= Bartholomew Shower =

English lawyer and politician

Sir Bartholomew Shower (1658–1701) was an English lawyer and politician, Recorder of London and a distinguished High Tory.

==Life==
He was born in Northgate Street, Exeter, on 14 December 1658, the third son of William Shower, merchant, of Exeter, by his wife Dorcas, daughter of John Anthony. John Shower was his brother. Educated in his native city, Bartholomew came to London early in 1675, entered the Middle Temple on 9 September 1676, was called to the bar on 21 May 1680, and became known as a pleader.

In 1683 he achieved prominence as an adherent of the court party by publishing a pamphlet against the executed William Russell, Lord Russell and his partisans. He followed it up in the same year with The Magistracy and Government of England Vindicated. In 1684 he moved from the Temple into Chancery Lane, and next year was appointed deputy recorder under Sir John Holt. Shower was knighted by James II at Whitehall on 12 May 1687, and was made recorder of London in place of Sir J. Tate on 6 February 1688. He was made bencher of his inn on 25 May in this year, and reader three years later. He signalised himself by his speech for the crown against the seven bishops in June 1688.

He was replaced as recorder by Sir George Treby in November 1688. After the Glorious Revolution he became a rancorous opponent of the court, and a political follower of Sir Edward Seymour, 4th Baronet. With the years Shower's Jacobitism grew more robust. He wrote a bitter squib on the opportunism of William Sherlock, and he corresponded with George Hickes the nonjuror.
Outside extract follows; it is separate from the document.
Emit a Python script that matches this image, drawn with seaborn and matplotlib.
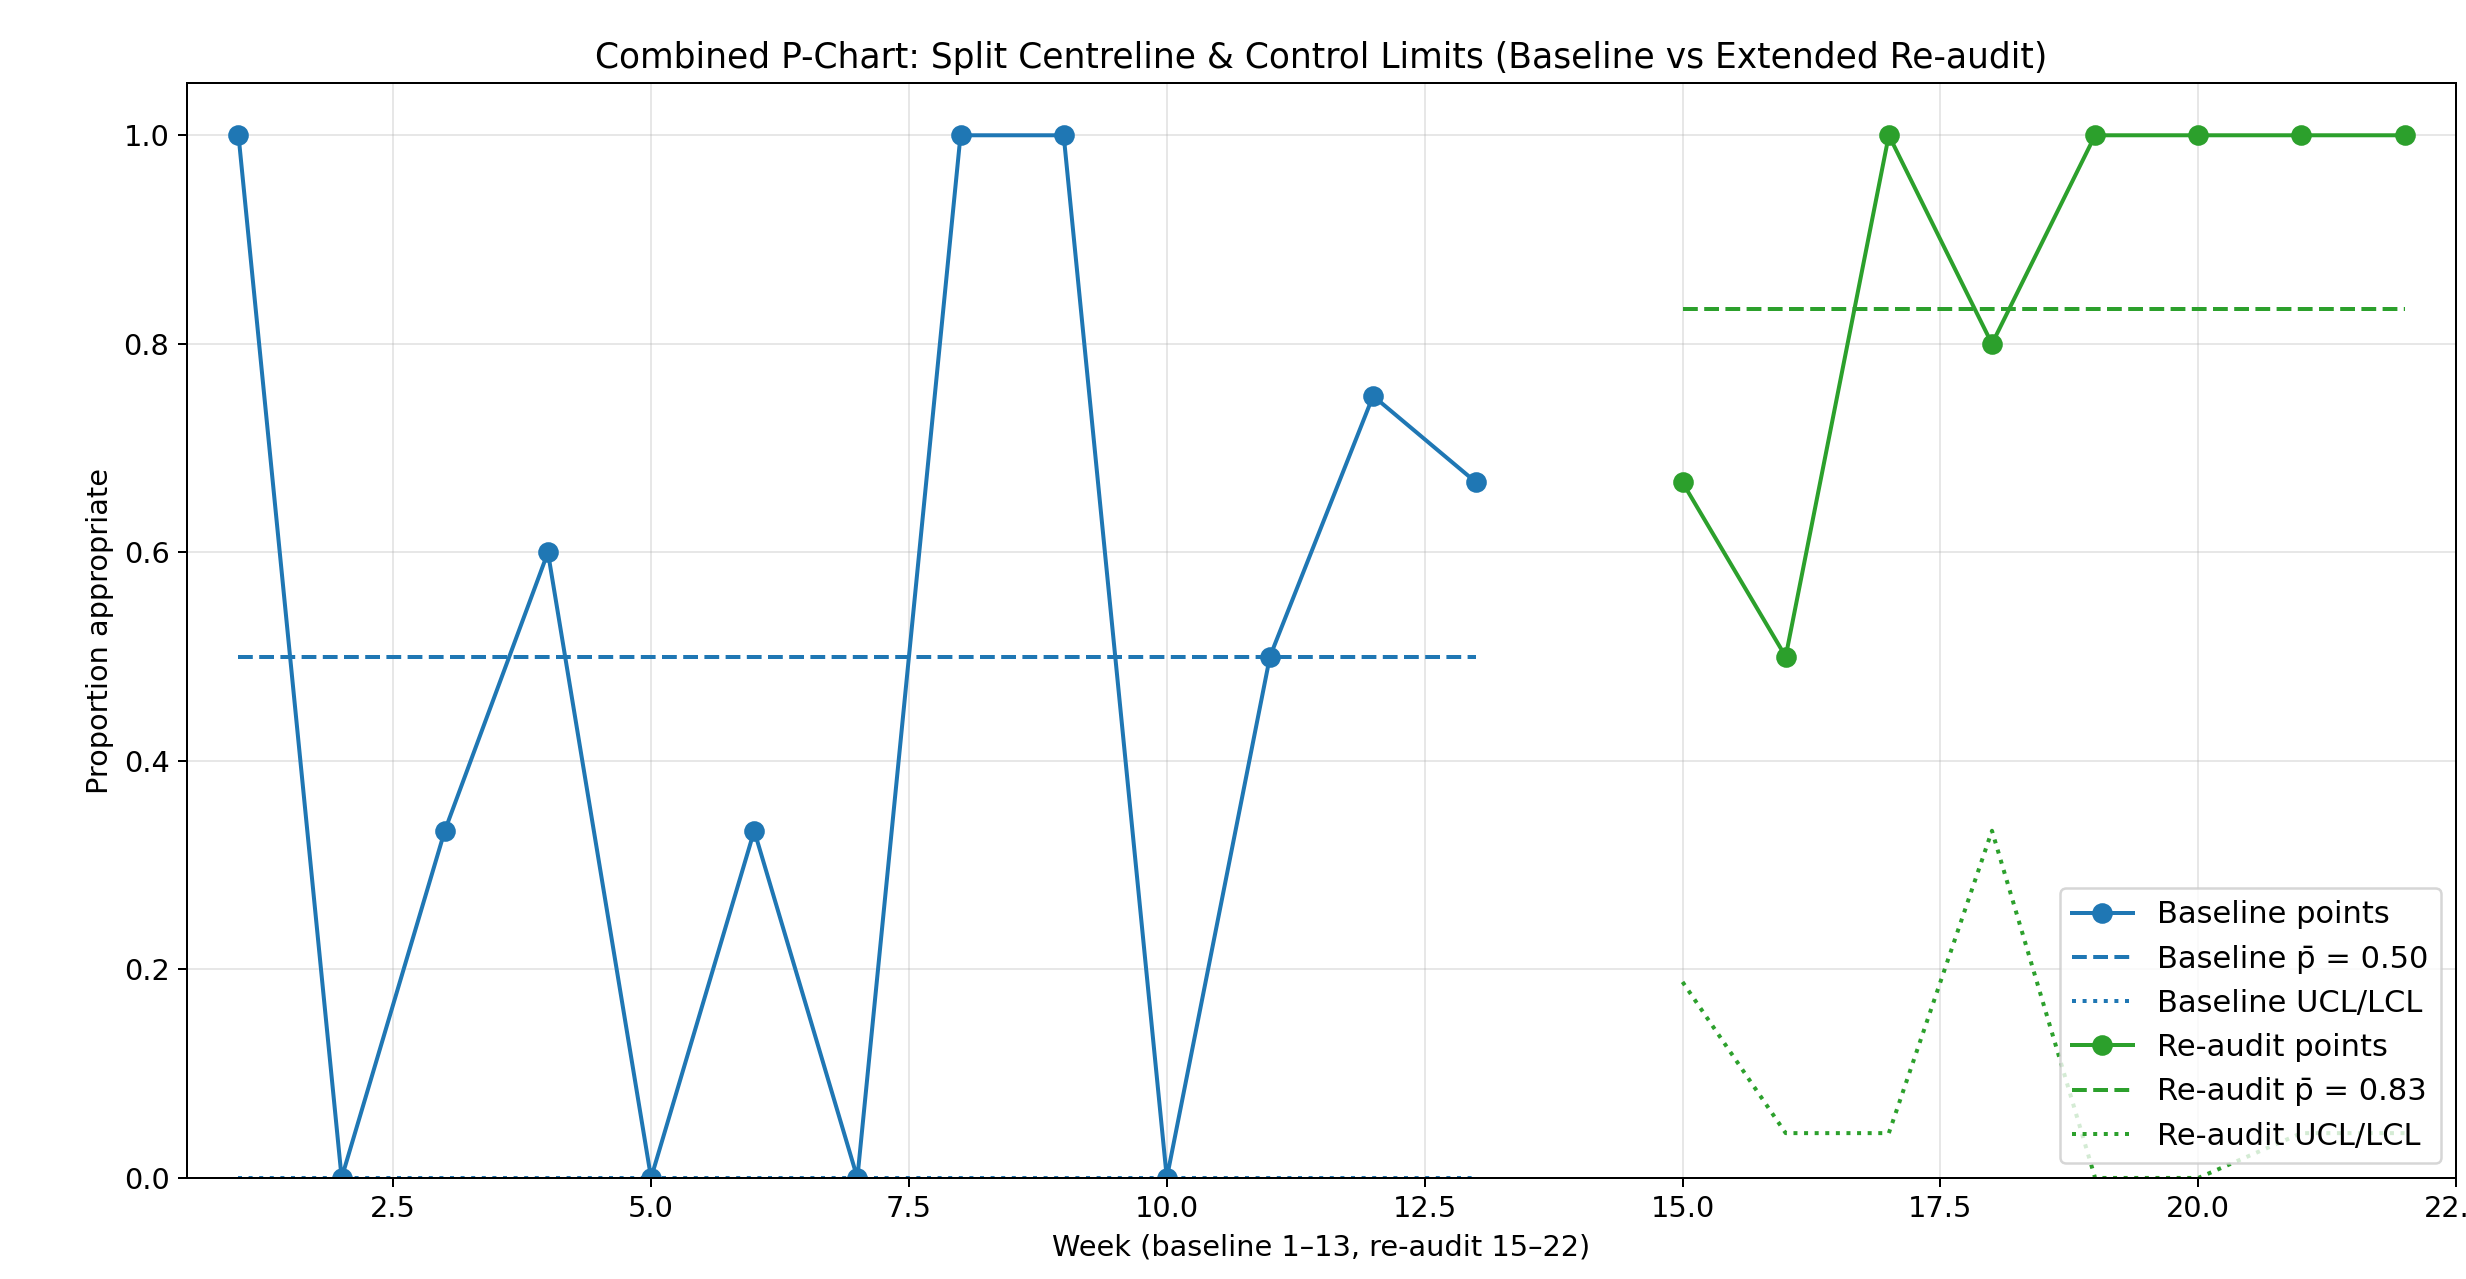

In his career as lawyer, he disputed in 1695 the validity of a commitment by secretary of state for high treason in the case of the King v. Thomas Kendall and Richard Roe. In 1696 he was counsel for the defence of Ambrose Rookwood and Peter Cook, both charged with high treason; of Cook and William Snatt, the nonjuring parsons who gave absolution on the scaffold to Sir William Parkyns; and in November he defended Sir John Fenwick, strongly deprecating the proceedings by bill of attainder, on the ground that if he were acquitted his client would still be liable to proceedings under the common law. In 1698 he was retained on behalf of the "Old" East India Company, and successfully screened his political leader, Seymour, from the imputation of bribery. In June 1699 he successfully defended Charles Duncombe against a charge of falsely endorsing exchequer bills, and four months later he was elected treasurer of the Middle Temple. Next month (November 1699) he was counsel for Seymour against Captain George Kirke, who had fatally wounded the baronet's heir, Popham Seymour-Conway, in a duel. In 1701 he was ready with advice as to the best means of proceeding against the leading Kentish petitioners.

He was taken ill suddenly at the Temple Church on 2 December 1701, and two days later he died of pleurisy at his house in Temple Lane. His remains were taken to Pinner Hill, where he had recently acquired a seat, and buried in the chancel of Pinner church, where there was a slab to Shower's memory. Shower states that he was married in Bread Street in 1682 by Samuel Johnson; his wife's name was Anne Bedford born about 1659 in Canterbury, Kent.

==Works==
The Reports printed as Shower's are:

- ‘Cases in Parliament resolved and adjudged upon Petitions and Writs of Error’ (1694–8), 1698; 3rd edit. 1740.
- ‘Reports of Cases in King's Bench from 30 Car. II to 6 William III’ (1678–95), London, 1708 and 1720, 2 vols.; 2nd edit. 1794, 2 vols. London.

They were in fact printed from a foul copy which fell into the printer's hands.